PROBLEM TO SOLVE – From the first line of the listing below, retype each line up to and including the one with "const stationDist = [200, 127, 181];"; pictures stay out.
# Start of DATA LINES
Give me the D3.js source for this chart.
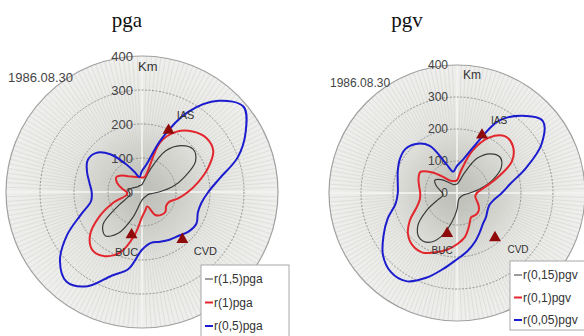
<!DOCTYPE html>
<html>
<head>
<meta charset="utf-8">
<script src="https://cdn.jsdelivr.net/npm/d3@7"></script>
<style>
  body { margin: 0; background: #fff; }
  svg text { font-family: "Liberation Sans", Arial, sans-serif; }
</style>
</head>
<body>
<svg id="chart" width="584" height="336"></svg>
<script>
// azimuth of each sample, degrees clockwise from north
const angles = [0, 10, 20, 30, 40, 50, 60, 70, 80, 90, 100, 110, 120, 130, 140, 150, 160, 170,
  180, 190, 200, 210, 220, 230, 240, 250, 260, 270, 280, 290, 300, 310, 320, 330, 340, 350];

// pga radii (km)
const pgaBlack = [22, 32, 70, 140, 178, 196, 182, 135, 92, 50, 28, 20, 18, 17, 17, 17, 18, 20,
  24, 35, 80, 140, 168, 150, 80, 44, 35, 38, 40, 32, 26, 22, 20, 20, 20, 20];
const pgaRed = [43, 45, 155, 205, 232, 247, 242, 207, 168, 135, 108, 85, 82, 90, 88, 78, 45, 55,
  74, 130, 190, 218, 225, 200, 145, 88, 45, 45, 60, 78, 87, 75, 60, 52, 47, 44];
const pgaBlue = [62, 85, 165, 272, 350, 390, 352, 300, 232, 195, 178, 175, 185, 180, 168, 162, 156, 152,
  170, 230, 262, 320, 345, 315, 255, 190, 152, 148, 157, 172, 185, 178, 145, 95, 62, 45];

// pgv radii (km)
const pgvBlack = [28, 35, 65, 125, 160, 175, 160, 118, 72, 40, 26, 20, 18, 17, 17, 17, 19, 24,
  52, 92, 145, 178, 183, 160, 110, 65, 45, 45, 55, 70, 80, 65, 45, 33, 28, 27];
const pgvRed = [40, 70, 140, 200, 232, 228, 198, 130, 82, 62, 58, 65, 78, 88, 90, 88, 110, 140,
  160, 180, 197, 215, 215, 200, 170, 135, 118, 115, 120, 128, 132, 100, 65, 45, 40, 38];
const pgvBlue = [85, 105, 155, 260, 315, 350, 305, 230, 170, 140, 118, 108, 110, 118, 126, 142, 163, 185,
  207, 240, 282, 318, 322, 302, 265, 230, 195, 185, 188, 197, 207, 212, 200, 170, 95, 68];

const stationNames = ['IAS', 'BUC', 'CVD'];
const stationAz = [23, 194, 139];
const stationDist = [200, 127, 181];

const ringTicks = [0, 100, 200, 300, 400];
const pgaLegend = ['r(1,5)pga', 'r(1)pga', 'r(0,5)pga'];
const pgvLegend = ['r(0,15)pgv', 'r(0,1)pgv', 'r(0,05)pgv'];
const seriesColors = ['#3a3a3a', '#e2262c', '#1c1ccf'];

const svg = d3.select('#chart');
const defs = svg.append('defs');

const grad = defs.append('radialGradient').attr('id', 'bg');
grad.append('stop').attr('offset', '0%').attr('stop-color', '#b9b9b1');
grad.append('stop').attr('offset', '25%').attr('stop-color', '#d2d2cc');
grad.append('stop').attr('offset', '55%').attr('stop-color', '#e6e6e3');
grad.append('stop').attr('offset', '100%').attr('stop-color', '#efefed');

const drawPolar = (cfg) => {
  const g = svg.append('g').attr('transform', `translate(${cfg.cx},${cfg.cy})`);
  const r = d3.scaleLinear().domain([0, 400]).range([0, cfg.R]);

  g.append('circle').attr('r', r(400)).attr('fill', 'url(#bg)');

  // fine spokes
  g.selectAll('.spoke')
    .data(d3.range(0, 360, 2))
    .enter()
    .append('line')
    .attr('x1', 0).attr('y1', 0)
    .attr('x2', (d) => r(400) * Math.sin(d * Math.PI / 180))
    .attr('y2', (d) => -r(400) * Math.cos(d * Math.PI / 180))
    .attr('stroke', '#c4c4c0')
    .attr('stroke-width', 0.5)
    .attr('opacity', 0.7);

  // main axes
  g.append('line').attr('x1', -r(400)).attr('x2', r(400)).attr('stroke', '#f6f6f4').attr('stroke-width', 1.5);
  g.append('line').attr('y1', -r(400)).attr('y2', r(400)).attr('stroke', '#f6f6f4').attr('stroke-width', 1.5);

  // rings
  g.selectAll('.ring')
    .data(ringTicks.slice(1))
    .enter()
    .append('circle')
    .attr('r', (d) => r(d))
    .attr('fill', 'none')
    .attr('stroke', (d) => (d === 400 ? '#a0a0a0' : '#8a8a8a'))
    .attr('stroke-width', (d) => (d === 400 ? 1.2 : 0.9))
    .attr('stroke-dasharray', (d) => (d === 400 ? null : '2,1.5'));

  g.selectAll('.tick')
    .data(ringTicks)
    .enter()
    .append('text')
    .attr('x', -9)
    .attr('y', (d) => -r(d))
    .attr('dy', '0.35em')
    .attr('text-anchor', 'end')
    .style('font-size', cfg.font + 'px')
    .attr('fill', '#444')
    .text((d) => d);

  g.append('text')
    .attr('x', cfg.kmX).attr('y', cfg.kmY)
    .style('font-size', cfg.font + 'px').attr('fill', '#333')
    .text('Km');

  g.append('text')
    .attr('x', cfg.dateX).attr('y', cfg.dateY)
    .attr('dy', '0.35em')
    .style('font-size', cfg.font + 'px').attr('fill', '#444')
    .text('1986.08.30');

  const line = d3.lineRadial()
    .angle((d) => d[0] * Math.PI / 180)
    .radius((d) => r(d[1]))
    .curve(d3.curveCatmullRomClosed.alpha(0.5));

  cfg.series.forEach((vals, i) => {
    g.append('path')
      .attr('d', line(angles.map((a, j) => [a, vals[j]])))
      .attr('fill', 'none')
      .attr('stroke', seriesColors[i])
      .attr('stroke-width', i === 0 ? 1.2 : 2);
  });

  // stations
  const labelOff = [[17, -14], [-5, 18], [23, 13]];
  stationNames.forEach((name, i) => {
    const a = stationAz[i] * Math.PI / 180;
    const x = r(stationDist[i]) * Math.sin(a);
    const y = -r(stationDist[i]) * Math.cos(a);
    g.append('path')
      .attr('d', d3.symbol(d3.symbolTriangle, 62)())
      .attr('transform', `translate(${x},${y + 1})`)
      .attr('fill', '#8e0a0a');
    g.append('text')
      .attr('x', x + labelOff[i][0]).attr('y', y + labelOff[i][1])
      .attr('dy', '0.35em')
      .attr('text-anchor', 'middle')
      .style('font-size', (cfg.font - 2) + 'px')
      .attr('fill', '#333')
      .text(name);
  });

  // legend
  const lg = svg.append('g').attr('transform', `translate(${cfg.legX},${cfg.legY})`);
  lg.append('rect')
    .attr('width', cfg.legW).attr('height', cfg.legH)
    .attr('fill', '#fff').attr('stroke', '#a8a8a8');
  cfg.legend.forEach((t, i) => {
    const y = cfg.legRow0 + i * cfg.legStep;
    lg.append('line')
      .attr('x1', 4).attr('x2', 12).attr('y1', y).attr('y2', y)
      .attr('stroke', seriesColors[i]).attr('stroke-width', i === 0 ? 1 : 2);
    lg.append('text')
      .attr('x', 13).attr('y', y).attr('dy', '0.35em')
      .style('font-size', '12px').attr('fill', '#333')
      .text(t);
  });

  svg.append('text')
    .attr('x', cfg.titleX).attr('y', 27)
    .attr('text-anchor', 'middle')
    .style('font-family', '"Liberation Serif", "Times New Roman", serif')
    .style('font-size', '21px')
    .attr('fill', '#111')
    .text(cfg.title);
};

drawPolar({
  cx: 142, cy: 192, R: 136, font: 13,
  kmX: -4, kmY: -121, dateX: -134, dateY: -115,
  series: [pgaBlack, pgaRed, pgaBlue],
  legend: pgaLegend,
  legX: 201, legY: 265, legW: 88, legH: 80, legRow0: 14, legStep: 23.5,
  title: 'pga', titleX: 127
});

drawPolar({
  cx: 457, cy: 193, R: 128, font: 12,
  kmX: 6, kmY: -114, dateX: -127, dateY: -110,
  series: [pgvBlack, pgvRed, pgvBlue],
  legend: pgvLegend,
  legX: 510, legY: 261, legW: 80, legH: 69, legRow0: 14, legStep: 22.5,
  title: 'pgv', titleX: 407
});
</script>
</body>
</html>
# End of DATA LINES
EXERCISE RESPONSE –
Give me the D3.js source for this chart.
<!DOCTYPE html>
<html>
<head>
<meta charset="utf-8">
<script src="https://cdn.jsdelivr.net/npm/d3@7"></script>
<style>
  body { margin: 0; background: #fff; }
  svg text { font-family: "Liberation Sans", Arial, sans-serif; }
</style>
</head>
<body>
<svg id="chart" width="584" height="336"></svg>
<script>
// azimuth of each sample, degrees clockwise from north
const angles = [0, 10, 20, 30, 40, 50, 60, 70, 80, 90, 100, 110, 120, 130, 140, 150, 160, 170,
  180, 190, 200, 210, 220, 230, 240, 250, 260, 270, 280, 290, 300, 310, 320, 330, 340, 350];

// pga radii (km)
const pgaBlack = [22, 32, 70, 140, 178, 196, 182, 135, 92, 50, 28, 20, 18, 17, 17, 17, 18, 20,
  24, 35, 80, 140, 168, 150, 80, 44, 35, 38, 40, 32, 26, 22, 20, 20, 20, 20];
const pgaRed = [43, 45, 155, 205, 232, 247, 242, 207, 168, 135, 108, 85, 82, 90, 88, 78, 45, 55,
  74, 130, 190, 218, 225, 200, 145, 88, 45, 45, 60, 78, 87, 75, 60, 52, 47, 44];
const pgaBlue = [62, 85, 165, 272, 350, 390, 352, 300, 232, 195, 178, 175, 185, 180, 168, 162, 156, 152,
  170, 230, 262, 320, 345, 315, 255, 190, 152, 148, 157, 172, 185, 178, 145, 95, 62, 45];

// pgv radii (km)
const pgvBlack = [28, 35, 65, 125, 160, 175, 160, 118, 72, 40, 26, 20, 18, 17, 17, 17, 19, 24,
  52, 92, 145, 178, 183, 160, 110, 65, 45, 45, 55, 70, 80, 65, 45, 33, 28, 27];
const pgvRed = [40, 70, 140, 200, 232, 228, 198, 130, 82, 62, 58, 65, 78, 88, 90, 88, 110, 140,
  160, 180, 197, 215, 215, 200, 170, 135, 118, 115, 120, 128, 132, 100, 65, 45, 40, 38];
const pgvBlue = [85, 105, 155, 260, 315, 350, 305, 230, 170, 140, 118, 108, 110, 118, 126, 142, 163, 185,
  207, 240, 282, 318, 322, 302, 265, 230, 195, 185, 188, 197, 207, 212, 200, 170, 95, 68];

const stationNames = ['IAS', 'BUC', 'CVD'];
const stationAz = [23, 194, 139];
const stationDist = [200, 127, 181];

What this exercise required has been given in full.